Requirements:
Render every entry verbatim.

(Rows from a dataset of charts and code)
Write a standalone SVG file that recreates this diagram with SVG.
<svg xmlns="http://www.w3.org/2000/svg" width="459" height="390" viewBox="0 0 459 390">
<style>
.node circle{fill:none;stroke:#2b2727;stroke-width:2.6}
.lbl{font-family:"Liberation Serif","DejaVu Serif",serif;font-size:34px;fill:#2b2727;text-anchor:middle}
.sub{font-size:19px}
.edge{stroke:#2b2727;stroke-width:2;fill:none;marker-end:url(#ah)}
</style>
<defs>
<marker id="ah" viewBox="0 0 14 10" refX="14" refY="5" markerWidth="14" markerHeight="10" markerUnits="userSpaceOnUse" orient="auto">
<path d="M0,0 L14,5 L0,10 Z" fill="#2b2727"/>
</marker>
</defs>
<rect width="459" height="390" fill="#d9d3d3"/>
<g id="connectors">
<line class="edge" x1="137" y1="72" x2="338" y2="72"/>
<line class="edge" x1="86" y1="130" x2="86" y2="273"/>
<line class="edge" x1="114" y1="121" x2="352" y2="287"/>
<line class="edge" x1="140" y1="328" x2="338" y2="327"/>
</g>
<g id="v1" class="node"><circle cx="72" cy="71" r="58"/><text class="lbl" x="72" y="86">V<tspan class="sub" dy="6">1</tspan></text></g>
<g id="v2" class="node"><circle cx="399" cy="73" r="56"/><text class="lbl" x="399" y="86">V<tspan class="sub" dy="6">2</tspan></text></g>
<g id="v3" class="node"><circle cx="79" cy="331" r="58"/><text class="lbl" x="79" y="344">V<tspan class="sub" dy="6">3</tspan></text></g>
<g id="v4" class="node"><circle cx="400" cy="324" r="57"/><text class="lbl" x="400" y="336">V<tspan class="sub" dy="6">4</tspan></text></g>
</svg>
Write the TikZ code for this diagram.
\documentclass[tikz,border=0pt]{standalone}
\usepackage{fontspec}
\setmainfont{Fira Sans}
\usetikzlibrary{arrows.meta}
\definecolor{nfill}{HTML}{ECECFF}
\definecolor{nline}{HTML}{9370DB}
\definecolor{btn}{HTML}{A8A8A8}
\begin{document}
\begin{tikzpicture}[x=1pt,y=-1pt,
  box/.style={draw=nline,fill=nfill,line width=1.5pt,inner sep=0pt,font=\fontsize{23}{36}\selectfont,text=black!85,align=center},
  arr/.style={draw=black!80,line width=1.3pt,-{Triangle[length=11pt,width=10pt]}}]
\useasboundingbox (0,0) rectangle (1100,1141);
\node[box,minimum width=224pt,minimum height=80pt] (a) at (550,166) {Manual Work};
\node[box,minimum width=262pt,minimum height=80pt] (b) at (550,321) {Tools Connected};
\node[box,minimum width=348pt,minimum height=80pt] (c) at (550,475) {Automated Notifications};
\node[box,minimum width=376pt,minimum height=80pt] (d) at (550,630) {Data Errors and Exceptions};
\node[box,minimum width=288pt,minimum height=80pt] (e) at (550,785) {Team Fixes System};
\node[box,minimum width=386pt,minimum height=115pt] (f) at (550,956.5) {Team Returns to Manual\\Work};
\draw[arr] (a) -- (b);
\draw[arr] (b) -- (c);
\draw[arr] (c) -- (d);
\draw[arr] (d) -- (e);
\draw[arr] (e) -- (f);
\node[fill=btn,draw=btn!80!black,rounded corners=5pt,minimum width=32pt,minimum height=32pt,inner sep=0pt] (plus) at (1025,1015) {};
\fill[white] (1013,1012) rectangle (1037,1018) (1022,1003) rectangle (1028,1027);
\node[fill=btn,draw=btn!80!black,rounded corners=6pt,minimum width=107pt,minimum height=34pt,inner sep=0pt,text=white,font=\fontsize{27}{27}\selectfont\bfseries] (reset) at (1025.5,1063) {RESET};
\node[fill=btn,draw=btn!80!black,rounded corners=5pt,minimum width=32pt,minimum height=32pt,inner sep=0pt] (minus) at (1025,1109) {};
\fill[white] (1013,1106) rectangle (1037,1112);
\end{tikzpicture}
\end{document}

Written solution:
Write a standalone SVG file that recreates this diagram with SVG.
<svg xmlns="http://www.w3.org/2000/svg" width="459" height="390" viewBox="0 0 459 390">
<style>
.node circle{fill:none;stroke:#2b2727;stroke-width:2.6}
.lbl{font-family:"Liberation Serif","DejaVu Serif",serif;font-size:34px;fill:#2b2727;text-anchor:middle}
.sub{font-size:19px}
.edge{stroke:#2b2727;stroke-width:2;fill:none;marker-end:url(#ah)}
</style>
<defs>
<marker id="ah" viewBox="0 0 14 10" refX="14" refY="5" markerWidth="14" markerHeight="10" markerUnits="userSpaceOnUse" orient="auto">
<path d="M0,0 L14,5 L0,10 Z" fill="#2b2727"/>
</marker>
</defs>
<rect width="459" height="390" fill="#d9d3d3"/>
<g id="connectors">
<line class="edge" x1="137" y1="72" x2="338" y2="72"/>
<line class="edge" x1="86" y1="130" x2="86" y2="273"/>
<line class="edge" x1="114" y1="121" x2="352" y2="287"/>
<line class="edge" x1="140" y1="328" x2="338" y2="327"/>
</g>
<g id="v1" class="node"><circle cx="72" cy="71" r="58"/><text class="lbl" x="72" y="86">V<tspan class="sub" dy="6">1</tspan></text></g>
<g id="v2" class="node"><circle cx="399" cy="73" r="56"/><text class="lbl" x="399" y="86">V<tspan class="sub" dy="6">2</tspan></text></g>
<g id="v3" class="node"><circle cx="79" cy="331" r="58"/><text class="lbl" x="79" y="344">V<tspan class="sub" dy="6">3</tspan></text></g>
<g id="v4" class="node"><circle cx="400" cy="324" r="57"/><text class="lbl" x="400" y="336">V<tspan class="sub" dy="6">4</tspan></text></g>
</svg>
Write the TikZ code for this diagram.
\documentclass[tikz,border=0pt]{standalone}
\usepackage{fontspec}
\setmainfont{Fira Sans}
\usetikzlibrary{arrows.meta}
\definecolor{nfill}{HTML}{ECECFF}
\definecolor{nline}{HTML}{9370DB}
\definecolor{btn}{HTML}{A8A8A8}
\begin{document}
\begin{tikzpicture}[x=1pt,y=-1pt,
  box/.style={draw=nline,fill=nfill,line width=1.5pt,inner sep=0pt,font=\fontsize{23}{36}\selectfont,text=black!85,align=center},
  arr/.style={draw=black!80,line width=1.3pt,-{Triangle[length=11pt,width=10pt]}}]
\useasboundingbox (0,0) rectangle (1100,1141);
\node[box,minimum width=224pt,minimum height=80pt] (a) at (550,166) {Manual Work};
\node[box,minimum width=262pt,minimum height=80pt] (b) at (550,321) {Tools Connected};
\node[box,minimum width=348pt,minimum height=80pt] (c) at (550,475) {Automated Notifications};
\node[box,minimum width=376pt,minimum height=80pt] (d) at (550,630) {Data Errors and Exceptions};
\node[box,minimum width=288pt,minimum height=80pt] (e) at (550,785) {Team Fixes System};
\node[box,minimum width=386pt,minimum height=115pt] (f) at (550,956.5) {Team Returns to Manual\\Work};
\draw[arr] (a) -- (b);
\draw[arr] (b) -- (c);
\draw[arr] (c) -- (d);
\draw[arr] (d) -- (e);
\draw[arr] (e) -- (f);
\node[fill=btn,draw=btn!80!black,rounded corners=5pt,minimum width=32pt,minimum height=32pt,inner sep=0pt] (plus) at (1025,1015) {};
\fill[white] (1013,1012) rectangle (1037,1018) (1022,1003) rectangle (1028,1027);
\node[fill=btn,draw=btn!80!black,rounded corners=6pt,minimum width=107pt,minimum height=34pt,inner sep=0pt,text=white,font=\fontsize{27}{27}\selectfont\bfseries] (reset) at (1025.5,1063) {RESET};
\node[fill=btn,draw=btn!80!black,rounded corners=5pt,minimum width=32pt,minimum height=32pt,inner sep=0pt] (minus) at (1025,1109) {};
\fill[white] (1013,1106) rectangle (1037,1112);
\end{tikzpicture}
\end{document}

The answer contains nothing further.